Data excerpt:
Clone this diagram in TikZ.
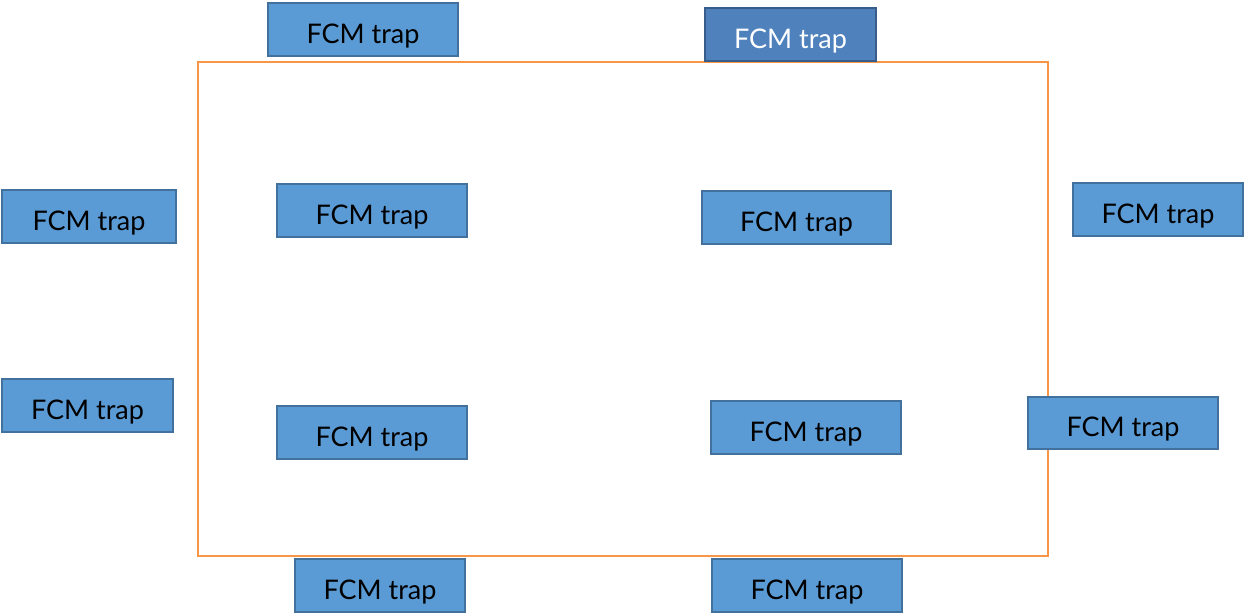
\documentclass[tikz,border=0pt]{standalone}
\usepackage{fontspec}
\setmainfont{Lato}
\definecolor{trapfill}{HTML}{5B9BD5}
\definecolor{trapline}{HTML}{41719C}
\definecolor{darkfill}{HTML}{4F81BD}
\definecolor{darkline}{HTML}{385D8A}
\definecolor{frame}{HTML}{F79646}
\tikzset{
  trap/.style={draw=trapline, fill=trapfill, line width=1.6pt, text=black,
    font=\fontsize{27}{30}\selectfont, inner sep=0pt,
    text height=27pt, text depth=0pt},
  traphi/.style={trap, draw=darkline, fill=darkfill, text=white},
}
% place a box by its corners: x0, y0, x1, y1
\newcommand{\trapbox}[6]{%
  \node[#1, minimum width={#4-#2}, minimum height={#5-#3}]
    (#6) at ({(#2+#4)/2},{-(#3+#5)/2}) {FCM trap};}
\begin{document}
\begin{tikzpicture}[x=1pt,y=1pt]
  \useasboundingbox (0,0) rectangle (1245,-614);
  % enclosure
  \node[draw=frame, line width=2pt, minimum width=850, minimum height=494, inner sep=0pt]
    (enclosure) at (623,-309) {};
  % traps
  \trapbox{trap}{268}{3}{458}{56}{t1}
  \trapbox{traphi}{705}{8}{876}{61}{t2}
  \trapbox{trap}{2}{190}{176}{243}{l1}
  \trapbox{trap}{2}{379}{173}{432}{l2}
  \trapbox{trap}{277}{184}{467}{237}{i1}
  \trapbox{trap}{702}{191}{891}{244}{i2}
  \trapbox{trap}{1073}{183}{1243}{236}{r1}
  \trapbox{trap}{277}{406}{467}{459}{i3}
  \trapbox{trap}{711}{401}{901}{454}{i4}
  \trapbox{trap}{1028}{397}{1218}{449}{r2}
  \trapbox{trap}{295}{559}{465}{612}{b1}
  \trapbox{trap}{712}{559}{902}{612}{b2}
\end{tikzpicture}
\end{document}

What you need to do: What is needed is an exact reproduction of the data, pictures excluded.

Answer to this problem:
Clone this diagram in TikZ.
\documentclass[tikz,border=0pt]{standalone}
\usepackage{fontspec}
\setmainfont{Lato}
\definecolor{trapfill}{HTML}{5B9BD5}
\definecolor{trapline}{HTML}{41719C}
\definecolor{darkfill}{HTML}{4F81BD}
\definecolor{darkline}{HTML}{385D8A}
\definecolor{frame}{HTML}{F79646}
\tikzset{
  trap/.style={draw=trapline, fill=trapfill, line width=1.6pt, text=black,
    font=\fontsize{27}{30}\selectfont, inner sep=0pt,
    text height=27pt, text depth=0pt},
  traphi/.style={trap, draw=darkline, fill=darkfill, text=white},
}
% place a box by its corners: x0, y0, x1, y1
\newcommand{\trapbox}[6]{%
  \node[#1, minimum width={#4-#2}, minimum height={#5-#3}]
    (#6) at ({(#2+#4)/2},{-(#3+#5)/2}) {FCM trap};}
\begin{document}
\begin{tikzpicture}[x=1pt,y=1pt]
  \useasboundingbox (0,0) rectangle (1245,-614);
  % enclosure
  \node[draw=frame, line width=2pt, minimum width=850, minimum height=494, inner sep=0pt]
    (enclosure) at (623,-309) {};
  % traps
  \trapbox{trap}{268}{3}{458}{56}{t1}
  \trapbox{traphi}{705}{8}{876}{61}{t2}
  \trapbox{trap}{2}{190}{176}{243}{l1}
  \trapbox{trap}{2}{379}{173}{432}{l2}
  \trapbox{trap}{277}{184}{467}{237}{i1}
  \trapbox{trap}{702}{191}{891}{244}{i2}
  \trapbox{trap}{1073}{183}{1243}{236}{r1}
  \trapbox{trap}{277}{406}{467}{459}{i3}
  \trapbox{trap}{711}{401}{901}{454}{i4}
  \trapbox{trap}{1028}{397}{1218}{449}{r2}
  \trapbox{trap}{295}{559}{465}{612}{b1}
  \trapbox{trap}{712}{559}{902}{612}{b2}
\end{tikzpicture}
\end{document}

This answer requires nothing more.